== Working data
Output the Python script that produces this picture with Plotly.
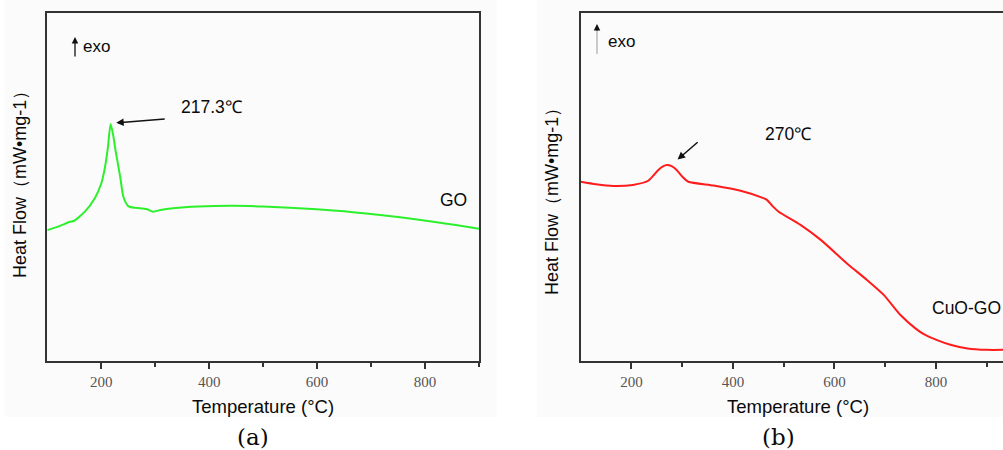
import plotly.graph_objects as go

# DSC curve of GO (panel a)
go_temp = [100, 120, 142, 150, 170, 188, 200, 207, 212, 217.3, 222, 227, 235, 241, 250,
           262, 272, 285, 296, 310, 333, 380, 444, 500, 599, 650, 691, 750, 815, 860, 900]
go_flow = [37.6, 38.6, 40.0, 40.3, 43.0, 46.8, 51.0, 55.8, 61.0, 68.1, 65.0, 60.0, 53.0, 47.2, 44.5,
           44.0, 43.9, 43.6, 42.9, 43.4, 43.9, 44.4, 44.6, 44.4, 43.6, 43.0, 42.4, 41.4, 40.0, 39.0, 38.0]

# DSC curve of CuO-GO (panel b)
cuo_temp = [100, 130, 164, 203, 233, 245, 253, 262, 270, 280, 289, 300, 312, 362, 415, 460, 467,
            478, 490, 533, 573, 624, 664, 697, 730, 760, 776, 802, 830, 862, 900, 932]
cuo_flow = [51.5, 50.8, 50.3, 50.6, 51.8, 53.6, 54.9, 55.9, 56.3, 55.9, 54.9, 53.0, 51.5, 50.4, 48.9, 46.8, 46.3,
            44.5, 42.9, 39.1, 34.8, 28.1, 23.3, 19.0, 13.2, 9.3, 7.7, 6.0, 4.6, 3.6, 3.2, 3.2]

x_ticks = [200, 400, 600, 800]
axis_title = "Temperature (°C)"
y_title = "Heat Flow（mW•mg-1）"

AX = "#333333"
dom_a = [47.3 / 1003, 479 / 1003]
dom_b = [580.7 / 1003, 1.0]
dom_y = [(450 - 361) / 450, (450 - 13) / 450]

fig = go.Figure()
fig.add_trace(go.Scatter(x=go_temp, y=go_flow, mode="lines", xaxis="x", yaxis="y",
                         line=dict(color="#2cf02c", width=2, shape="spline", smoothing=0.6),
                         showlegend=False, hoverinfo="skip"))
fig.add_trace(go.Scatter(x=cuo_temp, y=cuo_flow, mode="lines", xaxis="x2", yaxis="y2",
                         line=dict(color="#ff1c1c", width=2, shape="spline", smoothing=0.6),
                         showlegend=False, hoverinfo="skip"))

tickfont = dict(family="Liberation Serif, Times New Roman, serif", size=15, color="#555555")


def xaxis(domain, rng, anchor):
    return dict(domain=domain, range=rng, anchor=anchor, tickvals=x_ticks, ticks="outside",
                ticklen=6, tickwidth=1.5, tickcolor=AX, showline=True, linecolor=AX,
                linewidth=1.5, mirror=True, showgrid=False, zeroline=False, tickfont=tickfont,
                minor=dict(tickvals=[300, 500, 700, 900], ticks="outside", ticklen=4,
                           tickwidth=1.5, tickcolor=AX))


def yaxis(anchor, mirror):
    return dict(domain=dom_y, range=[0, 100], anchor=anchor, showline=True, linecolor=AX,
                linewidth=1.5, mirror=mirror, showticklabels=False, ticks="",
                showgrid=False, zeroline=False)


fig.update_layout(
    width=1003, height=450, margin=dict(l=0, r=0, t=0, b=0),
    paper_bgcolor="white", plot_bgcolor="rgba(0,0,0,0)",
    xaxis=xaxis(dom_a, [100, 900], "y"),
    yaxis=yaxis("x", True),
    xaxis2=xaxis(dom_b, [100, 932], "y2"),
    yaxis2=yaxis("x2", False),
)

# faint panel backgrounds
fig.add_shape(type="rect", xref="paper", yref="paper", x0=5 / 1003, x1=497 / 1003,
              y0=(450 - 417) / 450, y1=1, fillcolor="#fbfbfb", line=dict(width=0), layer="below")
fig.add_shape(type="rect", xref="paper", yref="paper", x0=537 / 1003, x1=1,
              y0=(450 - 417) / 450, y1=1, fillcolor="#fbfbfb", line=dict(width=0), layer="below")

# grey shaft of the exo arrow in panel b
fig.add_shape(type="line", xref="paper", yref="paper", x0=597 / 1003, x1=597 / 1003,
              y0=(450 - 54) / 450, y1=(450 - 30) / 450, line=dict(color="#b0b0b0", width=1.3))

sans = "Liberation Sans, Arial, sans-serif"
serif = "DejaVu Serif, Liberation Serif, serif"
TXT = "#0a0a0a"


def px(x, y, **kw):
    d = dict(xref="paper", yref="paper", x=x / 1003, y=(450 - y) / 450, showarrow=False,
             xanchor="center", yanchor="middle")
    d.update(kw)
    return d


anns = [
    px(263, 406, text=axis_title, font=dict(family=sans, size=18.5, color=TXT)),
    px(798, 406, text=axis_title, font=dict(family=sans, size=18.5, color=TXT)),
    px(20, 180, text=y_title, textangle=-90, font=dict(family=sans, size=18, color=TXT)),
    px(552, 197, text=y_title, textangle=-90, font=dict(family=sans, size=18, color=TXT)),
    px(253, 437, text="(a)", font=dict(family=serif, size=23, color=TXT)),
    px(778, 437, text="(b)", font=dict(family=serif, size=23, color=TXT)),
    px(81, 46, text="exo", xanchor="left", font=dict(family=sans, size=17, color=TXT)),
    px(606, 41, text="exo", xanchor="left", font=dict(family=sans, size=17, color=TXT)),
    px(179, 107, text="217.3℃", xanchor="left", font=dict(family=sans, size=17.5, color=TXT)),
    px(763, 134, text="270℃", xanchor="left", font=dict(family=sans, size=17.5, color=TXT)),
    px(453, 200, text="GO", font=dict(family=sans, size=17.5, color=TXT)),
    px(930, 308, text="CuO-GO", xanchor="left", font=dict(family=sans, size=17.5, color=TXT)),
]

# arrows (ax/ay in pixels relative to the head)
anns.append(dict(xref="paper", yref="paper", x=75 / 1003, y=(450 - 37) / 450, ax=0, ay=21,
                 text="", showarrow=True, arrowhead=2, arrowsize=1, arrowwidth=1.3, arrowcolor="#111"))
anns.append(dict(xref="paper", yref="paper", x=597 / 1003, y=(450 - 24) / 450, ax=0, ay=8,
                 text="", showarrow=True, arrowhead=2, arrowsize=1, arrowwidth=1.3, arrowcolor="#111"))
anns.append(dict(xref="x", yref="y", x=224, y=68.4, ax=173 - 121, ay=120 - 124,
                 text="", showarrow=True, arrowhead=2, arrowsize=1, arrowwidth=1.5, arrowcolor="#111",
                 standoff=2))
anns.append(dict(xref="x2", yref="y2", x=288, y=57.5, ax=701 - 678, ay=143 - 163,
                 text="", showarrow=True, arrowhead=2, arrowsize=1, arrowwidth=1.5, arrowcolor="#111",
                 standoff=2))
fig.update_layout(annotations=anns)

fig.write_html("out.html")
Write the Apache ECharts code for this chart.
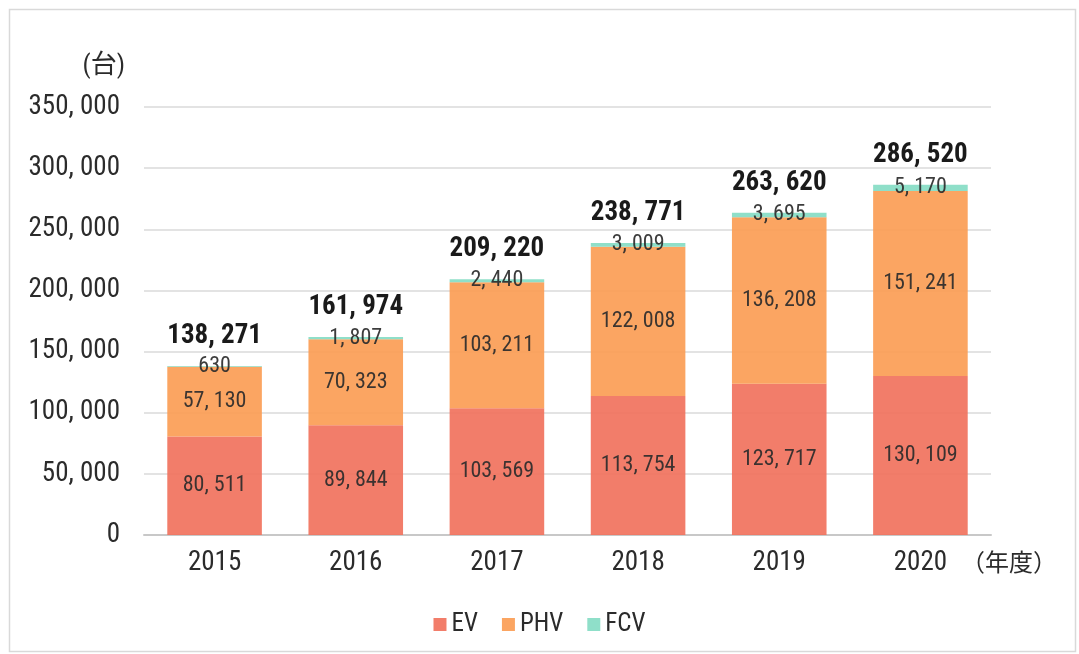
<!DOCTYPE html>
<html>
<head>
<meta charset="utf-8">
<script src="https://cdn.jsdelivr.net/npm/echarts@6/dist/echarts.min.js"></script>
<style>
  html, body { margin: 0; padding: 0; background: #fff; }
  #chart { width: 1079px; height: 654px; }
</style>
</head>
<body>
<div id="chart"></div>
<script>
const years = ["2015", "2016", "2017", "2018", "2019", "2020"];
const ev = [80511, 89844, 103569, 113754, 123717, 130109];
const phv = [57130, 70323, 103211, 122008, 136208, 151241];
const fcv = [630, 1807, 2440, 3009, 3695, 5170];
const totals = [138271, 161974, 209220, 238771, 263620, 286520];

const FONT = "'Roboto Condensed', 'Noto Sans CJK JP', sans-serif";
const CJK = "'Noto Sans CJK JP', sans-serif";

// 138271 -> "138, 271" (wide comma like the source)
const fmt = (v) => v.toLocaleString("en-US").replace(/,/g, ", ");

const chart = echarts.init(document.getElementById("chart"), null, { renderer: "canvas" });

const innerLabel = {
  show: true,
  position: "inside",
  color: "#2b2b2b",
  fontSize: 22,
  fontFamily: FONT,
  formatter: (p) => fmt(p.value),
};

chart.setOption({
  backgroundColor: "#fff",
  animation: false,
  graphic: [
    {
      type: "rect",
      shape: { x: 9.5, y: 9.5, width: 1066, height: 642 },
      style: { fill: "none", stroke: "#d9d9d9", lineWidth: 1.5 },
      z: -1,
    },
  ],
  grid: { left: 144, right: 88, top: 107, bottom: 119 },
  legend: {
    data: ["EV", "PHV", "FCV"],
    bottom: 12,
    left: "center",
    icon: "rect",
    itemWidth: 13,
    itemHeight: 13,
    itemGap: 24,
    textStyle: { color: "#2b2b2b", fontSize: 25, fontFamily: FONT },
  },
  xAxis: {
    type: "category",
    data: years,
    name: "（年度）",
    nameLocation: "end",
    nameGap: -30,
    nameTextStyle: {
      color: "#2b2b2b",
      fontSize: 24,
      fontFamily: CJK,
      align: "left",
      verticalAlign: "top",
      padding: [15, 0, 0, 0],
    },
    axisLine: { lineStyle: { color: "#c8c8c8", width: 2 } },
    axisTick: { show: false },
    axisLabel: { color: "#2b2b2b", fontSize: 27, fontFamily: FONT, margin: 15 },
  },
  yAxis: {
    type: "value",
    min: 0,
    max: 350000,
    interval: 50000,
    name: "(台)",
    nameLocation: "end",
    nameGap: 27,
    nameTextStyle: {
      color: "#2b2b2b",
      fontSize: 26,
      fontFamily: FONT,
      align: "right",
      padding: [0, 19, 0, 0],
    },
    axisLine: { show: false },
    axisTick: { show: false },
    axisLabel: {
      color: "#2b2b2b",
      fontSize: 27,
      fontFamily: FONT,
      margin: 24,
      padding: [4, 0, 0, 0],
      formatter: (v) => fmt(v),
    },
    splitLine: { lineStyle: { color: "#e3e3e3", width: 2 } },
  },
  series: [
    {
      name: "EV",
      type: "bar",
      stack: "total",
      barWidth: "67%",
      data: ev,
      itemStyle: { color: "#F1725D", opacity: 0.92 },
      label: innerLabel,
    },
    {
      name: "PHV",
      type: "bar",
      stack: "total",
      data: phv,
      itemStyle: { color: "#FB9D55", opacity: 0.92 },
      label: innerLabel,
    },
    {
      name: "FCV",
      type: "bar",
      stack: "total",
      data: fcv,
      itemStyle: { color: "#86DCC4", opacity: 0.92 },
      label: innerLabel,
    },
    {
      name: "合計",
      type: "bar",
      stack: "total",
      data: totals.map(() => 0),
      itemStyle: { color: "transparent" },
      label: {
        show: true,
        position: "top",
        distance: 16,
        color: "#1a1a1a",
        fontSize: 27,
        fontWeight: "bold",
        fontFamily: FONT,
        formatter: (p) => fmt(totals[p.dataIndex]),
      },
    },
  ],
});
</script>
</body>
</html>
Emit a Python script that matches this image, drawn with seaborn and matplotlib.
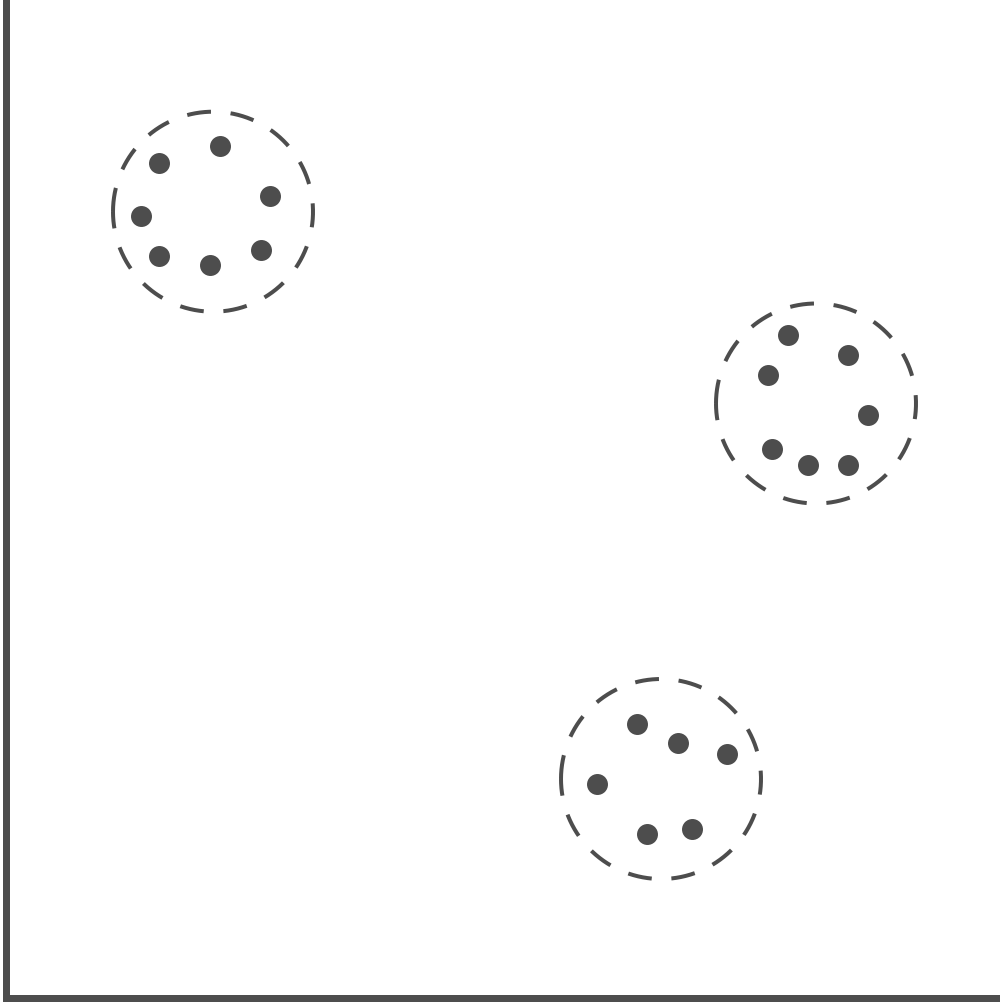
import matplotlib
matplotlib.use("Agg")
import matplotlib.pyplot as plt
import seaborn as sns
import pandas as pd
import numpy as np

sns.set_theme(style="white")

# Point data (x to the right, y upwards), grouped in three clusters
group = ["A"] * 7 + ["B"] * 7 + ["C"] * 6
x_vals = [214.5, 153.5, 264.5, 135.5, 153.5, 204.5, 255.5,
          782.5, 842.5, 762.5, 862.5, 766.5, 802.5, 842.5,
          631.5, 672.5, 721.5, 591.5, 641.5, 686.5]
y_vals = [852, 835, 802, 782, 742, 733, 748,
          663, 643, 623, 583, 549, 533, 533,
          274, 255, 244, 214, 164, 169]

# Cluster outlines
circle_x = [207.5, 810.5, 655.5]
circle_y = [786.3, 594.5, 219]
circle_r = [100, 100, 100]

COLOR = "#4d4d4d"

df = pd.DataFrame({"x": x_vals, "y": y_vals, "group": group})

fig = plt.figure(figsize=(10, 10.05), dpi=100)
ax = fig.add_axes([5.5 / 1000, 7 / 1005, (1000 - 5.5) / 1000, 998 / 1005])

sns.scatterplot(data=df, x="x", y="y", ax=ax, color=COLOR, s=228,
                linewidth=0, legend=False, zorder=3)

# dashed outlines, traced clockwise starting from the leftmost point
theta = np.linspace(np.pi, -np.pi, 1441)
lw = 2.88
for cx, cy, r in zip(circle_x, circle_y, circle_r):
    ax.plot(cx + r * np.cos(theta), cy + r * np.sin(theta), color=COLOR,
            linewidth=lw, linestyle=(0, (6.0, 4.92)),
            dash_capstyle="butt", zorder=2)

ax.set_xlim(0, 994.5)
ax.set_ylim(0, 998)
ax.set_xticks([])
ax.set_yticks([])
ax.set_xlabel("")
ax.set_ylabel("")
for side in ["top", "right"]:
    ax.spines[side].set_visible(False)
for side in ["left", "bottom"]:
    ax.spines[side].set_color(COLOR)
    ax.spines[side].set_linewidth(5.04)
    ax.spines[side].set_capstyle("projecting")

fig.savefig("out.png", dpi=100, facecolor="white")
====
• **What this task involves**
Pictures excluded, repeat the records exactly from their opening line through the line containing "import plotly.graph_objects as go".

• **Completed exercise**
Output the Python script that produces this picture with Plotly.
import plotly.graph_objects as go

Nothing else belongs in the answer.